Leave the pictures out and retype the lines from the beginning through the line with "dena_err = [0.033]", both ends included.

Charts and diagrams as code

______

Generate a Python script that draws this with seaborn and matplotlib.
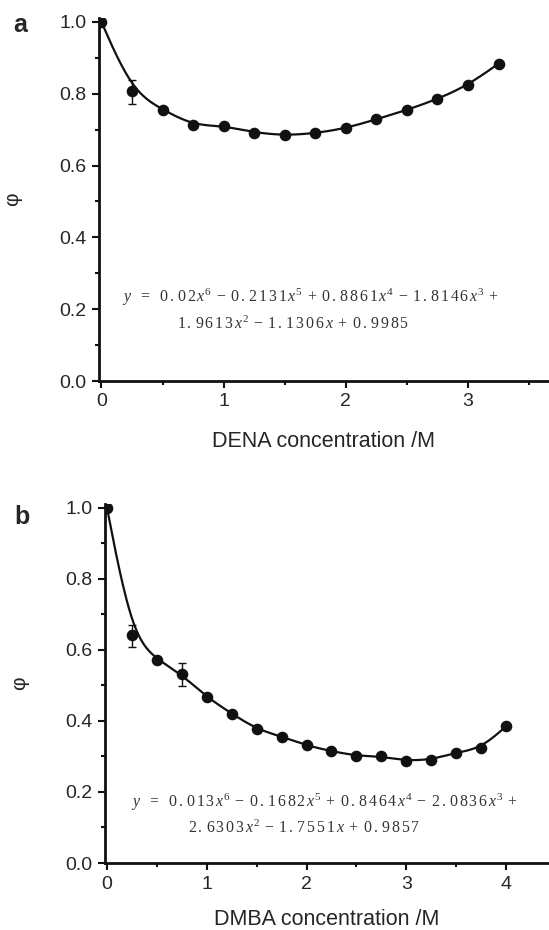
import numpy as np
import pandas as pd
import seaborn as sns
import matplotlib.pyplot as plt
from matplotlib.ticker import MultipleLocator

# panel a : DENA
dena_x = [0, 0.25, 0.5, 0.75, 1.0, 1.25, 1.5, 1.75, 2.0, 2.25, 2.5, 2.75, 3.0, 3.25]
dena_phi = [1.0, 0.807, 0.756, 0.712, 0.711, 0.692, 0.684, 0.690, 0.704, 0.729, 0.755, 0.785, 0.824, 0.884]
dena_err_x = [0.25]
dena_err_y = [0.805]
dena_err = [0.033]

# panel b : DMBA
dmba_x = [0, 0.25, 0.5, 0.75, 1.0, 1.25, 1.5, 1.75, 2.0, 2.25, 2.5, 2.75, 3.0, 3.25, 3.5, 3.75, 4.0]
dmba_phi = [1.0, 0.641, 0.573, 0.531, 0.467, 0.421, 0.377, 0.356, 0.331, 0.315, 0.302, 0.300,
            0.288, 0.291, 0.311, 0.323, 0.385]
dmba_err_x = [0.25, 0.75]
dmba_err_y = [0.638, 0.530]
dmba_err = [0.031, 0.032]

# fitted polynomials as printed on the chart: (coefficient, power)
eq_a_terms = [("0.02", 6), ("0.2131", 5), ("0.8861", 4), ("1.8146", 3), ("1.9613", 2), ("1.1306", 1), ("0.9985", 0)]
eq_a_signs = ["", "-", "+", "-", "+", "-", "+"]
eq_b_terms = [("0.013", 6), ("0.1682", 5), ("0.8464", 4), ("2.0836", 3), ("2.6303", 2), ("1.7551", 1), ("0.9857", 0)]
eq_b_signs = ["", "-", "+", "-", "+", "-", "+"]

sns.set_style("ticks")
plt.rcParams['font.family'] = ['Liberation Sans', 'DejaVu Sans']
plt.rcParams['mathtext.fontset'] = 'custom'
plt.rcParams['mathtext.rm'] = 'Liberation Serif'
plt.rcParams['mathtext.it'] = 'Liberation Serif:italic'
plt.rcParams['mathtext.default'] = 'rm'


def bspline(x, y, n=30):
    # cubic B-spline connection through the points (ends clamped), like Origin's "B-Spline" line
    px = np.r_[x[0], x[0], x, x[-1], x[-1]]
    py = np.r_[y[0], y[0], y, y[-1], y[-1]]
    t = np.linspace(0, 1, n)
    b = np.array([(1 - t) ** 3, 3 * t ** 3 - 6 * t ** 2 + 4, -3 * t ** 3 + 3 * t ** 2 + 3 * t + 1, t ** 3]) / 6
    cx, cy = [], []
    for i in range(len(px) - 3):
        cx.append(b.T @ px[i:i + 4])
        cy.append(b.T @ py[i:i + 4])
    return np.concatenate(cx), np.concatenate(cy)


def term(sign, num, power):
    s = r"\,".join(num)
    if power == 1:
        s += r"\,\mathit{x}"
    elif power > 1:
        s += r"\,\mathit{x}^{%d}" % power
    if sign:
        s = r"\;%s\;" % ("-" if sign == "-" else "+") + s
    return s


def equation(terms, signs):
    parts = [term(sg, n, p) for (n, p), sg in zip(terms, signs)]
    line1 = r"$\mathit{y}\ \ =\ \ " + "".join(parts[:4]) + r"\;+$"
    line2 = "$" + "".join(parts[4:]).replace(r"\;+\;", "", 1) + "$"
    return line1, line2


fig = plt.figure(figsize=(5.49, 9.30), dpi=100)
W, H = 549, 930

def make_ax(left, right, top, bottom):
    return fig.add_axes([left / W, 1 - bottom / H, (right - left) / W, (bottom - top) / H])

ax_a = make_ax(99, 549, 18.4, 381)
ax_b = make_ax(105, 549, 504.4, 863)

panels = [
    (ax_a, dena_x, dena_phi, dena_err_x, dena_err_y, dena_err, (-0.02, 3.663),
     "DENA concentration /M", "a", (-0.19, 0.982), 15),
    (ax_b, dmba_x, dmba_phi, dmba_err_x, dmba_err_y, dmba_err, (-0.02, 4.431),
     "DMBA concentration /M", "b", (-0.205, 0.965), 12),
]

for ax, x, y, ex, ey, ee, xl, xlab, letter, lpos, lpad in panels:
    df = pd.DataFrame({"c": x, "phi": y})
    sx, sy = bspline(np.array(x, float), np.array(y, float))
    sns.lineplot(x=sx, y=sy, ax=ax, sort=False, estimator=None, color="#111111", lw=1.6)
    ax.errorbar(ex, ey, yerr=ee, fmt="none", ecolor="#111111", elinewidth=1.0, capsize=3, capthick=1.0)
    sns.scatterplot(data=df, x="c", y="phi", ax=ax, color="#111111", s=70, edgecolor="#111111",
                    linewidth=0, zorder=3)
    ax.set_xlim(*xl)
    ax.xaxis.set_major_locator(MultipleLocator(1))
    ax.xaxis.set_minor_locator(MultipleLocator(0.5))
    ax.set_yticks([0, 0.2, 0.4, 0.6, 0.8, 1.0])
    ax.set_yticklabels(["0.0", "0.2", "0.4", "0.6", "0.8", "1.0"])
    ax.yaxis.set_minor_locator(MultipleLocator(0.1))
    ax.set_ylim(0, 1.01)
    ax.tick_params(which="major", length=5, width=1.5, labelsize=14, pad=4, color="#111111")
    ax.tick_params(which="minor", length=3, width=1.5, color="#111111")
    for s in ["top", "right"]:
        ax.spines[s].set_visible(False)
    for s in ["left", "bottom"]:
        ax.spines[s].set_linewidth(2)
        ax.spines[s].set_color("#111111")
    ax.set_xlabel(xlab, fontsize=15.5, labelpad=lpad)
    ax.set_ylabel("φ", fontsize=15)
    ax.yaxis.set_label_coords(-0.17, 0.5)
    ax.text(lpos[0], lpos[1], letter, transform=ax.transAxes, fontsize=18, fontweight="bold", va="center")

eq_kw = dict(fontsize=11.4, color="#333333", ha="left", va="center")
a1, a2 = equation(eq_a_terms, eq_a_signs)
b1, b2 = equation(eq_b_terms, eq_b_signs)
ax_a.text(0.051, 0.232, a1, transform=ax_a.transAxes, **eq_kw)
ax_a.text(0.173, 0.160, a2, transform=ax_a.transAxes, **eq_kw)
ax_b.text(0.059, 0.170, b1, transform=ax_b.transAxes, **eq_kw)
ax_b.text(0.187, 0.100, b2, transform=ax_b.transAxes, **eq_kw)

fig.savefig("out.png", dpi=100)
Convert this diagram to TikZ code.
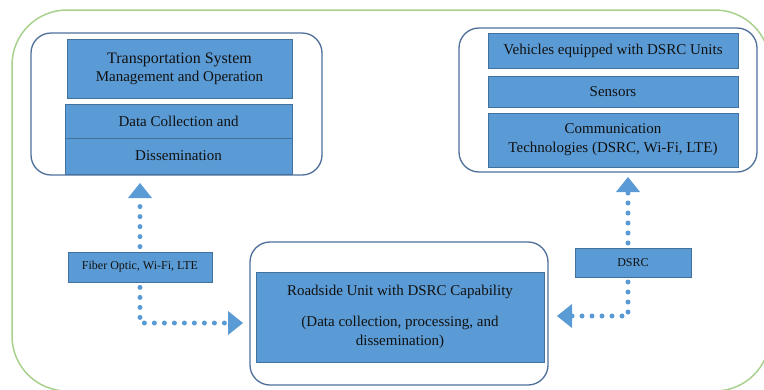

______

→ COMPLETED EXERCISE:
Generate a Python script that draws this with seaborn and matplotlib.
import numpy as np
import pandas as pd
import seaborn as sns
import matplotlib.pyplot as plt
from matplotlib.ticker import MultipleLocator

# panel a : DENA
dena_x = [0, 0.25, 0.5, 0.75, 1.0, 1.25, 1.5, 1.75, 2.0, 2.25, 2.5, 2.75, 3.0, 3.25]
dena_phi = [1.0, 0.807, 0.756, 0.712, 0.711, 0.692, 0.684, 0.690, 0.704, 0.729, 0.755, 0.785, 0.824, 0.884]
dena_err_x = [0.25]
dena_err_y = [0.805]
dena_err = [0.033]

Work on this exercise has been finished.